> Your task
Everything from the first line down to the line containing "d3.scaleLinear().domain([0, 30]).range([plot.bottom, plot.top]);" is to be retyped exactly, both ends included, with pictures left out.

> Data
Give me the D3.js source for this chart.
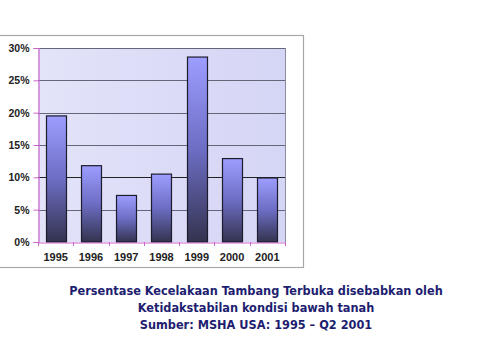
<!DOCTYPE html>
<html>
<head>
<meta charset="utf-8">
<script src="https://cdn.jsdelivr.net/npm/d3@7"></script>
<style>
  html, body { margin: 0; padding: 0; background: #fff; }
  svg { display: block; }
</style>
</head>
<body>
<svg id="chart" width="480" height="360"></svg>
<script>
const years = ["1995", "1996", "1997", "1998", "1999", "2000", "2001"];
const percentages = [19.5, 11.8, 7.2, 10.5, 28.6, 12.9, 9.9];
const yTicks = [0, 5, 10, 15, 20, 25, 30];
const titleLines = [
  "Persentase Kecelakaan Tambang Terbuka disebabkan oleh",
  "Ketidakstabilan kondisi bawah tanah",
  "Sumber: MSHA USA: 1995 \u2013 Q2 2001"
];

const svg = d3.select("#chart");
const plot = { left: 38, right: 285, top: 48, bottom: 242 };

const defs = svg.append("defs");
const bg = defs.append("linearGradient").attr("id", "bgGrad")
  .attr("x1", "0%").attr("y1", "0%").attr("x2", "100%").attr("y2", "0%");
bg.append("stop").attr("offset", "0%").attr("stop-color", "#e3e3fa");
bg.append("stop").attr("offset", "100%").attr("stop-color", "#d5d5f5");

const barGrad = defs.append("linearGradient").attr("id", "barGrad")
  .attr("x1", "0%").attr("y1", "0%").attr("x2", "0%").attr("y2", "100%");
barGrad.append("stop").attr("offset", "0%").attr("stop-color", "#9d9dff");
barGrad.append("stop").attr("offset", "50%").attr("stop-color", "#6d6dc4");
barGrad.append("stop").attr("offset", "100%").attr("stop-color", "#33334f");

// outer frame
svg.append("rect")
  .attr("x", -1).attr("y", 35.5).attr("width", 304.5).attr("height", 232)
  .attr("fill", "#fff").attr("stroke", "#a8a8a8").attr("stroke-width", 1.2);

const x = d3.scaleBand().domain(years).range([plot.left, plot.right]).paddingInner(0.43).paddingOuter(0.215);
const xCat = d3.scaleBand().domain(years).range([plot.left, plot.right]);
const y = d3.scaleLinear().domain([0, 30]).range([plot.bottom, plot.top]);

// plot background
svg.append("rect")
  .attr("x", plot.left).attr("y", plot.top)
  .attr("width", plot.right - plot.left).attr("height", plot.bottom - plot.top)
  .attr("fill", "url(#bgGrad)");

// gridlines
svg.append("g").selectAll("line").data(yTicks.filter(d => d > 0)).join("line")
  .attr("x1", plot.left).attr("x2", plot.right)
  .attr("y1", d => Math.round(y(d)) + 0.5).attr("y2", d => Math.round(y(d)) + 0.5)
  .attr("stroke", d => d === 10 ? "#222" : "#66667a").attr("stroke-width", 1);

// right border of plot area
svg.append("line")
  .attr("x1", plot.right + 0.5).attr("x2", plot.right + 0.5)
  .attr("y1", plot.top).attr("y2", plot.bottom)
  .attr("stroke", "#8a8aa0").attr("stroke-width", 1);

// bars
svg.append("g").selectAll("rect").data(years).join("rect")
  .attr("x", d => Math.round(x(d)) + 0.5)
  .attr("width", Math.round(x.bandwidth()))
  .attr("y", (d, i) => y(percentages[i]))
  .attr("height", (d, i) => plot.bottom - y(percentages[i]))
  .attr("fill", "url(#barGrad)")
  .attr("stroke", "#1c1c2c").attr("stroke-width", 1.2);

// y axis
const yAxis = d3.axisLeft(y).tickValues(yTicks).tickSize(5).tickPadding(4)
  .tickFormat(d => d + "%");
const gy = svg.append("g").attr("transform", `translate(${plot.left + 0.5},0)`).call(yAxis);
gy.select(".domain").attr("stroke", "#cc66cc").attr("stroke-width", 1.2);
gy.selectAll(".tick line").attr("stroke", "#cc66cc");
gy.selectAll(".tick text")
  .attr("font-family", "'Liberation Sans', Arial, sans-serif")
  .attr("font-weight", "bold").attr("font-size", "10.5px").attr("fill", "#222");

// x axis (ticks between categories)
const xAxis = d3.axisBottom(xCat).tickSize(0).tickPadding(11);
const gx = svg.append("g").attr("transform", `translate(0,${plot.bottom + 0.5})`).call(xAxis);
gx.select(".domain").attr("stroke", "#cc66cc").attr("stroke-width", 1.2);
gx.selectAll(".tick text")
  .attr("font-family", "'Liberation Sans', Arial, sans-serif")
  .attr("font-weight", "bold").attr("font-size", "11px").attr("fill", "#222");
const sepPositions = years.map(d => xCat(d)).concat([plot.right]);
svg.append("g").selectAll("line").data(sepPositions).join("line")
  .attr("x1", d => Math.round(d) + 0.5).attr("x2", d => Math.round(d) + 0.5)
  .attr("y1", plot.bottom).attr("y2", plot.bottom + 4)
  .attr("stroke", "#cc66cc").attr("stroke-width", 1);

// title
svg.append("g").selectAll("text").data(titleLines).join("text")
  .attr("x", 256).attr("y", (d, i) => 295 + i * 17)
  .attr("text-anchor", "middle")
  .attr("font-family", "'DejaVu Sans Condensed', 'DejaVu Sans', sans-serif")
  .attr("font-weight", "bold").attr("font-size", "12.6px")
  .attr("fill", "#1e1e70")
  .text(d => d);
</script>
</body>
</html>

> Task answer
Give me the D3.js source for this chart.
<!DOCTYPE html>
<html>
<head>
<meta charset="utf-8">
<script src="https://cdn.jsdelivr.net/npm/d3@7"></script>
<style>
  html, body { margin: 0; padding: 0; background: #fff; }
  svg { display: block; }
</style>
</head>
<body>
<svg id="chart" width="480" height="360"></svg>
<script>
const years = ["1995", "1996", "1997", "1998", "1999", "2000", "2001"];
const percentages = [19.5, 11.8, 7.2, 10.5, 28.6, 12.9, 9.9];
const yTicks = [0, 5, 10, 15, 20, 25, 30];
const titleLines = [
  "Persentase Kecelakaan Tambang Terbuka disebabkan oleh",
  "Ketidakstabilan kondisi bawah tanah",
  "Sumber: MSHA USA: 1995 \u2013 Q2 2001"
];

const svg = d3.select("#chart");
const plot = { left: 38, right: 285, top: 48, bottom: 242 };

const defs = svg.append("defs");
const bg = defs.append("linearGradient").attr("id", "bgGrad")
  .attr("x1", "0%").attr("y1", "0%").attr("x2", "100%").attr("y2", "0%");
bg.append("stop").attr("offset", "0%").attr("stop-color", "#e3e3fa");
bg.append("stop").attr("offset", "100%").attr("stop-color", "#d5d5f5");

const barGrad = defs.append("linearGradient").attr("id", "barGrad")
  .attr("x1", "0%").attr("y1", "0%").attr("x2", "0%").attr("y2", "100%");
barGrad.append("stop").attr("offset", "0%").attr("stop-color", "#9d9dff");
barGrad.append("stop").attr("offset", "50%").attr("stop-color", "#6d6dc4");
barGrad.append("stop").attr("offset", "100%").attr("stop-color", "#33334f");

// outer frame
svg.append("rect")
  .attr("x", -1).attr("y", 35.5).attr("width", 304.5).attr("height", 232)
  .attr("fill", "#fff").attr("stroke", "#a8a8a8").attr("stroke-width", 1.2);

const x = d3.scaleBand().domain(years).range([plot.left, plot.right]).paddingInner(0.43).paddingOuter(0.215);
const xCat = d3.scaleBand().domain(years).range([plot.left, plot.right]);
const y = d3.scaleLinear().domain([0, 30]).range([plot.bottom, plot.top]);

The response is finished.